If you just lost your job, you may be concerned if unemployment affects your credit score. No doubt, your job provides crucial income for you and your family. If you are laid off or fired, your paychecks suddenly stop and your money is limited. This is extremely stressful if you struggle to maintain payments for household and personal bills. Job loss is a huge adjustment but it is comforting to know that it does not directly affect your credit score. But you do need to take action to protect it. We can show you how to maintain your good credit.
What Influences Credit
Here’s a quick outline of the elements that make up your credit score calculation. Remember, your credit score is the 3-digt number that is formulated based on your financial behavior, specifically money you borrow and payback. Knowing more about your credit score empowers you as you take action in paying your bills each month. It will ensure your unemployment affects your credit score in a neutral manner – you’ll maintain your score.
- Payment history – 35%
- Credit utilization/amount owed – 30%
- Length of credit history – 15%
- New credit – 10%
- Credit mix – 10%
The Trickle Effect – How Unemployment Affects Credit Scores
While losing your job by itself does nothing to your credit score directly, the loss of income can cause trouble. Over time, you may fall behind on making payments. If you miss a credit card payment past 30 days, your credit score will fall. You may miss utility bills or worse yet, your mortgage.
Your payment history makes up for 35% of the calculation of your credit score. Missing one credit card payment can make your score drop as much as 100 points. Another way your job loss can negatively affect your credit score is if you take out a new loan or overextend your debt. Racking up money owed on your credit cards or taking out new loans to float you is risky. Remember, credit utilization makes up 30% of your credit score.
Make A Plan
Not to worry! The first step when you lose your job is to sit down and make a plan. This means setting a goal of getting your next job and also making a financial strategy.
When you lose your job, it is wise to review your budget and take an inventory of all your expenses. Include your car payments, utility bills, credit cards, mortgages, and anything else.
- Opt-out of any unnecessary expense that you possibly can avoid – even if you think you are alright initially. Scrutinize at your subscriptions and memberships. It’s better to not overextend yourself. Ultimately, you want to avoid any negative impact on your credit score health.
- Figure out any income sources you do have. Every source of income, no matter how small, can help. Consider emergency savings, severance packages, unemployment benefits, Social Security, and a family member’s income. Consider creative ways to make money if needed by selling items that you own.
- Know your credit score. It is always wise to know where you stand. Check your credit report or use a credit monitoring app.
- Contact your creditors. If you anticipate problems paying your bills, it’s best to contact your lenders. They may be willing to work with you until you get your next job.
Hopefully, with a budget in place, removing things that aren’t life essentials, and using all sources of income or savings, you will be able to make minimum payments on your credit cards and loans. While not ideal, it is crucial to your credit score that you do not miss a payment.

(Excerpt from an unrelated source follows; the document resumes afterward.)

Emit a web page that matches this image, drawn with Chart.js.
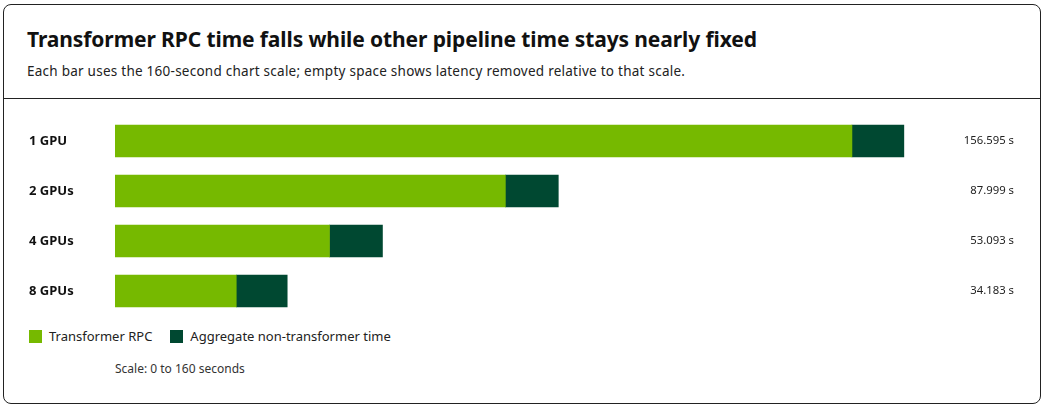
<!DOCTYPE html>
<html>
<head>
<meta charset="utf-8">
<title>Transformer RPC time</title>
<script src="https://cdn.jsdelivr.net/npm/chart.js@4.4.1/dist/chart.umd.min.js"></script>
<style>
  html, body { margin: 0; padding: 0; background: #fff; }
  body { width: 1048px; height: 408px; position: relative; font-family: "Noto Sans", sans-serif; color: #111; }
  .card { position: absolute; left: 3px; top: 4px; width: 1036px; height: 398px; border: 1px solid #222; border-radius: 8px; overflow: hidden; }
  .head { height: 93px; border-bottom: 1px solid #222; }
  h1 { margin: 0; position: absolute; left: 23px; top: 20px; font-size: 21px; font-weight: 700; letter-spacing: -0.1px; }
  .sub { position: absolute; left: 23px; top: 57px; font-size: 13.5px; letter-spacing: 0.25px; color: #222; }
  #myChart { position: absolute; left: 0; top: 111px; }
  .legend { position: absolute; left: 25px; top: 322px; font-size: 13px; color: #222; display: flex; align-items: center; }
  .legend span.sw { display: inline-block; width: 13px; height: 13px; margin-right: 7px; }
  .legend .item { display: flex; align-items: center; margin-right: 18px; }
  .note { position: absolute; left: 111px; top: 355px; font-size: 12px; color: #333; }
</style>
</head>
<body>
<div class="card">
  <div class="head"></div>
  <h1>Transformer RPC time falls while other pipeline time stays nearly fixed</h1>
  <div class="sub">Each bar uses the 160-second chart scale; empty space shows latency removed relative to that scale.</div>
  <canvas id="myChart" width="1036" height="200"></canvas>
  <div class="legend">
    <div class="item"><span class="sw" style="background:#76b900"></span>Transformer RPC</div>
    <div class="item"><span class="sw" style="background:#004831"></span>Aggregate non-transformer time</div>
  </div>
  <div class="note">Scale: 0 to 160 seconds</div>
</div>
<script>
const labels = ['1 GPU', '2 GPUs', '4 GPUs', '8 GPUs'];
const transformerRpc = [146.29, 77.49, 42.58, 24.07];
const nonTransformer = [10.305, 10.509, 10.513, 10.113];
const totals = ['156.595 s', '87.999 s', '53.093 s', '34.183 s'];
const scaleMax = 160;

const valueLabels = {
  id: 'valueLabels',
  afterDraw(chart) {
    const ctx = chart.ctx;
    const y = chart.scales.y;
    ctx.save();
    ctx.font = '11.3px "Noto Sans", sans-serif';
    ctx.fillStyle = '#222';
    ctx.textAlign = 'right';
    ctx.textBaseline = 'middle';
    labels.forEach((l, i) => {
      ctx.fillText(totals[i], chart.width - 26, y.getPixelForValue(i));
    });
    ctx.restore();
  }
};

const ctx = document.getElementById('myChart').getContext('2d');
const myChart = new Chart(ctx, {
  type: 'bar',
  data: {
    labels: labels,
    datasets: [{
      label: 'Transformer RPC',
      data: transformerRpc,
      backgroundColor: '#76b900',
      barThickness: 32
    }, {
      label: 'Aggregate non-transformer time',
      data: nonTransformer,
      backgroundColor: '#004831',
      barThickness: 32
    }]
  },
  options: {
    indexAxis: 'y',
    responsive: false,
    animation: false,
    layout: { padding: { left: 25, right: 119, top: 0, bottom: 0 } },
    plugins: { legend: { display: false }, tooltip: { enabled: false } },
    scales: {
      x: { stacked: true, min: 0, max: scaleMax, display: false },
      y: {
        stacked: true,
        grid: { display: false },
        border: { display: false },
        ticks: {
          crossAlign: 'far',
          padding: 0,
          color: '#111',
          font: { family: 'Noto Sans', size: 13, weight: 'bold' }
        },
        afterFit(scale) {
          scale.width = 86;
          scale.paddingTop = 0;
          scale.paddingBottom = 0;
        }
      }
    }
  },
  plugins: [valueLabels]
});
</script>
</body>
</html>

Ways to Prioritize Payments
If after you’ve scrutinized your budget and expenses and you still are unable to pay all of your bills, you’ll need to prioritize your payments.
- The first priority in making payments are any secured loans you have, such as car loans and mortgages. You can lose your car and home if you miss payments so these are the ones you’ll want to make sure you pay.
- Second, aside from your secured loans, you’ll want to prioritize making minimum payments to your credit cards. Missing a credit card payment does ding your credit score.
Your Credit Score for Your Job Search
While somewhat of a catch-22, you need good credit sometimes to get a new job, yet you need the job in order to maintain good credit health. If you have an unsteady credit history, it could prevent you from getting a potential job. While not every employer, some do check credit as part of their screening process. This is why you need to do all you can to make your payments on time.
No matter what the circumstance, it is worrisome to be out of work and wonder how you will pay your bills. It is assuring to know how unemployment affects your credit score. Losing your job does create difficulties in your personal finances. Remember though that unemployment does not mean your credit is doomed. Begin planning and taking action right away. By using our tips, your score can be maintained while you land your next gig.